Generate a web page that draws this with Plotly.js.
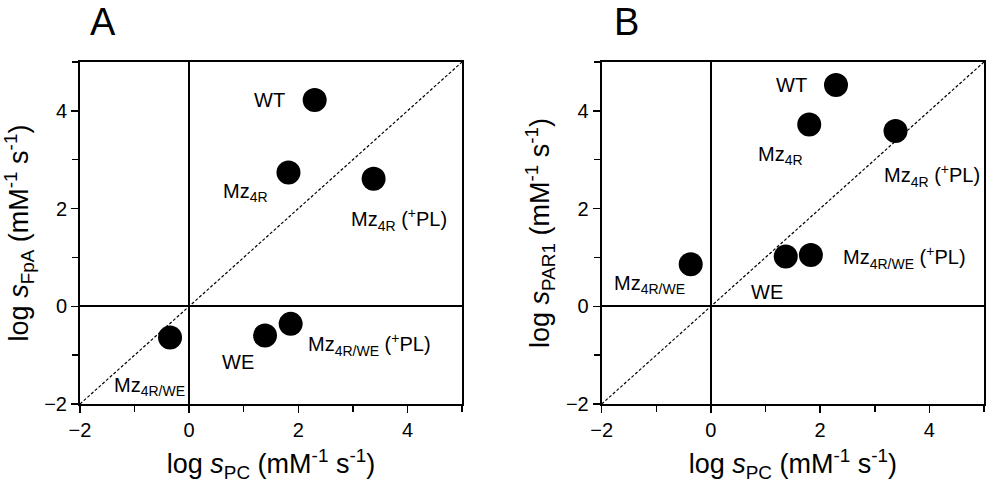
<!DOCTYPE html>
<html>
<head>
<meta charset="utf-8">
<script src="https://cdn.plot.ly/plotly-3.0.1.min.js"></script>
<style>html,body{margin:0;padding:0;background:#fff}#chart{width:990px;height:488px}</style>
</head>
<body>
<div id="chart"></div>
<script>
// ---- data ----
const labelsA = ["WT", "Mz<sub>4R</sub>", "Mz<sub>4R</sub> (<sup>+</sup>PL)", "Mz<sub>4R/WE</sub>", "WE", "Mz<sub>4R/WE</sub> (<sup>+</sup>PL)"];
const xA = [2.30, 1.82, 3.38, -0.35, 1.39, 1.86];
const yA = [4.22, 2.74, 2.61, -0.64, -0.60, -0.36];

const labelsB = ["WT", "Mz<sub>4R</sub>", "Mz<sub>4R</sub> (<sup>+</sup>PL)", "Mz<sub>4R/WE</sub>", "WE", "Mz<sub>4R/WE</sub> (<sup>+</sup>PL)"];
const xB = [2.29, 1.80, 3.38, -0.37, 1.37, 1.83];
const yB = [4.53, 3.72, 3.59, 0.86, 1.02, 1.05];

const diagX = [-2, 5];
const diagY = [-2, 5];

// label placement (left edge x, middle y) in data units
const labPosA = [[1.15, 4.23], [0.58, 2.33], [2.92, 1.78], [-1.42, -1.65], [0.56, -1.14], [2.15, -0.78]];
const labPosB = [[1.16, 4.53], [0.83, 3.09], [3.13, 2.67], [-1.82, 0.44], [0.70, 0.30], [2.38, 0.99]];

const FONT = "Liberation Sans, Arial, sans-serif";

const markerStyle = {size: 24, color: "#000"};
const traces = [
  {x: diagX, y: diagY, xaxis: "x", yaxis: "y", mode: "lines", line: {color: "#000", width: 1.2, dash: "3px,2px"}, hoverinfo: "skip"},
  {x: xA, y: yA, xaxis: "x", yaxis: "y", mode: "markers", marker: markerStyle},
  {x: diagX, y: diagY, xaxis: "x2", yaxis: "y2", mode: "lines", line: {color: "#000", width: 1.2, dash: "3px,2px"}, hoverinfo: "skip"},
  {x: xB, y: yB, xaxis: "x2", yaxis: "y2", mode: "markers", marker: markerStyle}
];

function axisBase() {
  return {
    range: [-2, 5], autorange: false,
    tick0: 0, dtick: 2, ticks: "outside", ticklen: 7, tickwidth: 1.5, tickcolor: "#000",
    minor: {dtick: 1, ticks: "outside", ticklen: 6, tickwidth: 1.5, tickcolor: "#000", showgrid: false},
    showline: true, linecolor: "#000", linewidth: 2, mirror: true,
    showgrid: false,
    zeroline: true, zerolinecolor: "#000", zerolinewidth: 2,
    tickfont: {family: FONT, size: 20, color: "#000"},
    fixedrange: true
  };
}

const titleFont = {family: FONT, size: 27, color: "#000"};
const xTitle = "log <i>s</i><sub>PC</sub> (mM<sup>-1</sup> s<sup>-1</sup>)";

const annotations = [];
labelsA.forEach((t, i) => annotations.push({x: labPosA[i][0], y: labPosA[i][1], xref: "x", yref: "y", text: t, showarrow: false, xanchor: "left", yanchor: "middle", font: {family: FONT, size: 20, color: "#000"}}));
labelsB.forEach((t, i) => annotations.push({x: labPosB[i][0], y: labPosB[i][1], xref: "x2", yref: "y2", text: t, showarrow: false, xanchor: "left", yanchor: "middle", font: {family: FONT, size: 20, color: "#000"}}));
annotations.push({x: 0.009, y: 1.116, xref: "paper", yref: "paper", text: "A", showarrow: false, xanchor: "left", yanchor: "middle", font: {family: FONT, size: 38, color: "#000"}});
annotations.push({x: 0.589, y: 1.116, xref: "paper", yref: "paper", text: "B", showarrow: false, xanchor: "left", yanchor: "middle", font: {family: FONT, size: 38, color: "#000"}});

const layout = {
  width: 990, height: 488,
  margin: {l: 80, r: 6, t: 62, b: 84},
  paper_bgcolor: "#fff", plot_bgcolor: "#fff",
  showlegend: false,
  font: {family: FONT, color: "#000"},
  xaxis: Object.assign(axisBase(), {domain: [0, 0.4226], anchor: "y", title: {text: xTitle, font: titleFont, standoff: 14}}),
  yaxis: Object.assign(axisBase(), {domain: [0, 1], anchor: "x", title: {text: "log <i>s</i><sub>FpA</sub> (mM<sup>-1</sup> s<sup>-1</sup>)", font: titleFont, standoff: 8}}),
  xaxis2: Object.assign(axisBase(), {domain: [0.5771, 1], anchor: "y2", title: {text: xTitle, font: titleFont, standoff: 14}}),
  yaxis2: Object.assign(axisBase(), {domain: [0, 1], anchor: "x2", title: {text: "log <i>s</i><sub>PAR1</sub> (mM<sup>-1</sup> s<sup>-1</sup>)", font: titleFont, standoff: 8}}),
  annotations: annotations
};

Plotly.newPlot("chart", traces, layout, {staticPlot: true, displayModeBar: false});
</script>
</body>
</html>
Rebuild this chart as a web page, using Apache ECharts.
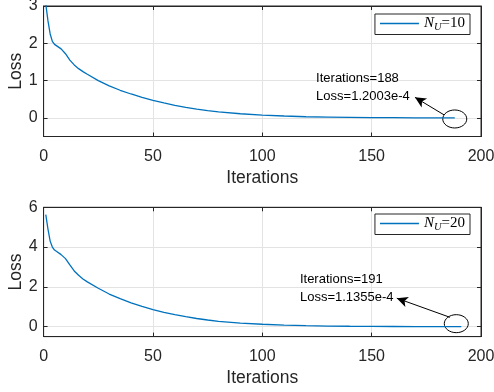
<!DOCTYPE html>
<html><head><meta charset="utf-8">
<script src="https://cdn.jsdelivr.net/npm/echarts@6/dist/echarts.min.js"></script>
<style>html,body{margin:0;padding:0;background:#fff}#c{width:494px;height:392px}</style>
</head><body><div id="c"></div>
<script>
// ---- data ----
const iters10 = [1,2,3,4,5,6,8,10,12,14,16,18,20,25,30,35,40,45,50,55,60,65,70,75,80,90,100,110,120,130,140,150,160,170,180,188];
const loss10  = [3.05,2.6,2.25,2.05,1.97,1.93,1.85,1.72,1.55,1.42,1.32,1.24,1.17,1.0,0.86,0.74,0.64,0.55,0.47,0.40,0.335,0.28,0.235,0.195,0.16,0.11,0.075,0.05,0.03,0.02,0.012,0.007,0.004,0.002,0.001,0.00012];
const iters20 = [1,2,3,4,5,6,8,10,12,14,16,18,20,25,30,35,40,45,50,55,60,65,70,75,80,90,100,110,120,130,140,150,160,170,180,191];
const loss20  = [5.63,4.9,4.3,4.0,3.85,3.78,3.62,3.42,3.1,2.8,2.58,2.4,2.25,1.93,1.64,1.41,1.2,1.02,0.86,0.72,0.6,0.5,0.41,0.335,0.27,0.18,0.12,0.08,0.05,0.03,0.02,0.012,0.007,0.004,0.002,0.00011];
const xTicks = [0,50,100,150,200];
const yTicks10 = [0,1,2,3];
const yTicks20 = [0,2,4,6];
const names = ['N_U=10','N_U=20'];
const annText10 = ['Iterations=188','Loss=1.2003e-4'];
const annText20 = ['Iterations=191','Loss=1.1355e-4'];

// ---- annotation anchors (data coords) ----
const ann = [
  {text: annText10, tip:[169.8,0.55], tail:[183.1,0.08], ell:[188,-0.03], txt:[124.6,1.30], xi:0, yi:0},
  {text: annText20, tip:[161.5,1.43], tail:[185.8,0.47], ell:[188.7,0.15], txt:[117.2,2.81], xi:2, yi:2}
];

const AX = '#262626', GRID = '#e3e3e3', LINE = '#0072BD', FONT = 'Liberation Sans';

function xAx(gi, pos) {
  const main = pos === 'bottom';
  return {type:'value', gridIndex:gi, position:pos, min:0, max:200, interval:50,
    axisLine:{show:true, onZero:false, lineStyle:{color:AX, width:1}},
    axisTick:{show:true, inside:true, length:4, lineStyle:{color:AX}},
    axisLabel:{show:main, margin:12, color:AX, fontSize:16, fontFamily:FONT},
    splitLine:{show:main, lineStyle:{color:GRID, width:1}},
    name: main ? 'Iterations' : '', nameLocation:'middle', nameGap:33, nameMoveOverlap:false,
    nameTextStyle:{color:AX, fontSize:17.5, fontFamily:FONT}};
}
function yAx(gi, pos, min, max, ticks) {
  const main = pos === 'left';
  return {type:'value', gridIndex:gi, position:pos, min:min, max:max,
    axisLine:{show:true, onZero:false, lineStyle:{color:AX, width:1}},
    axisTick:{show:true, inside:true, length:4, customValues:ticks, lineStyle:{color:AX}},
    axisLabel:{show:main, margin:6, customValues:ticks, color:AX, fontSize:16, fontFamily:FONT},
    splitLine:{show:main, lineStyle:{color:GRID, width:1}},
    name: main ? 'Loss' : '', nameLocation:'middle', nameGap:18, nameMoveOverlap:false,
    nameTextStyle:{color:AX, fontSize:17.5, fontFamily:FONT}};
}
function pairs(xs, ys){ return xs.map((x,i)=>[x, ys[i]]); }

const legendRich = {
  n:{fontFamily:'Liberation Serif', fontStyle:'italic', fontSize:15, color:'#000', lineHeight:18, verticalAlign:'middle'},
  u:{fontFamily:'Liberation Serif', fontStyle:'italic', fontSize:10.5, color:'#000', lineHeight:18, verticalAlign:'bottom'},
  e:{fontFamily:'Liberation Serif', fontSize:15, color:'#000', lineHeight:18, verticalAlign:'middle'}
};
function legendFmt(name){ const v = name.split('=')[1]; return '{n|N}{u|U}{e|=' + v + '}'; }
function legend(top, name){
  return {data:[name], right:24, top:top, orient:'vertical', icon:'rect', itemWidth:39, itemHeight:1.3,
    borderColor:AX, borderWidth:1, padding:[2,5,2,5], backgroundColor:'#fff',
    formatter:legendFmt, textStyle:{rich:legendRich}, selectedMode:false};
}
function arrow(a){
  return {silent:true, animation:false, symbol:['none','arrow'], symbolSize:[8,11],
    lineStyle:{color:'#000', width:1, type:'solid'}, label:{show:false},
    data:[[{coord:a.tail}, {coord:a.tip}]]};
}

const chart = echarts.init(document.getElementById('c'), null, {renderer:'canvas'});
chart.setOption({
  animation:false,
  backgroundColor:'#fff',
  grid:[
    {left:43.6, top:6, width:437.4, height:130.5, show:true, borderColor:AX, borderWidth:1, containLabel:false, outerBoundsMode:'none'},
    {left:43.6, top:207.3, width:437.4, height:129.3, show:true, borderColor:AX, borderWidth:1, containLabel:false, outerBoundsMode:'none'}
  ],
  xAxis:[xAx(0,'bottom'), xAx(0,'top'), xAx(1,'bottom'), xAx(1,'top')],
  yAxis:[yAx(0,'left',-0.5,3,yTicks10), yAx(0,'right',-0.5,3,yTicks10), yAx(1,'left',-0.5,6,yTicks20), yAx(1,'right',-0.5,6,yTicks20)],
  legend:[legend(14,names[0]), legend(214,names[1])],
  series:[
    {name:names[0], type:'line', xAxisIndex:0, yAxisIndex:0, data:pairs(iters10,loss10), showSymbol:false,
     lineStyle:{color:LINE, width:1.3}, itemStyle:{color:LINE}, markLine:arrow(ann[0])},
    {name:names[1], type:'line', xAxisIndex:2, yAxisIndex:2, data:pairs(iters20,loss20), showSymbol:false,
     lineStyle:{color:LINE, width:1.3}, itemStyle:{color:LINE}, markLine:arrow(ann[1])}
  ]
});

const g = [];
ann.forEach(a => {
  const f = {xAxisIndex:a.xi, yAxisIndex:a.yi};
  const e = chart.convertToPixel(f, a.ell);
  g.push({type:'ellipse', silent:true, shape:{cx:e[0], cy:e[1], rx:12, ry:9}, style:{fill:null, stroke:'#000', lineWidth:1}});
  const t = chart.convertToPixel(f, a.txt);
  g.push({type:'text', silent:true, x:t[0], y:t[1], style:{text:a.text.join('\n'), fontFamily:FONT, fontSize:13, lineHeight:18, fill:'#000', verticalAlign:'top', align:'left'}});
});
chart.setOption({graphic:g});
</script>
</body></html>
-=-=-=-=-
Problem requirements: Everything from the top line of the data down to and including the line with "const yA = [4.22, 2.74, 2.61, -0.64, -0.60, -0.36];" is to be copied, except the pictures.

Problem solution:
Generate a web page that draws this with Plotly.js.
<!DOCTYPE html>
<html>
<head>
<meta charset="utf-8">
<script src="https://cdn.plot.ly/plotly-3.0.1.min.js"></script>
<style>html,body{margin:0;padding:0;background:#fff}#chart{width:990px;height:488px}</style>
</head>
<body>
<div id="chart"></div>
<script>
// ---- data ----
const labelsA = ["WT", "Mz<sub>4R</sub>", "Mz<sub>4R</sub> (<sup>+</sup>PL)", "Mz<sub>4R/WE</sub>", "WE", "Mz<sub>4R/WE</sub> (<sup>+</sup>PL)"];
const xA = [2.30, 1.82, 3.38, -0.35, 1.39, 1.86];
const yA = [4.22, 2.74, 2.61, -0.64, -0.60, -0.36];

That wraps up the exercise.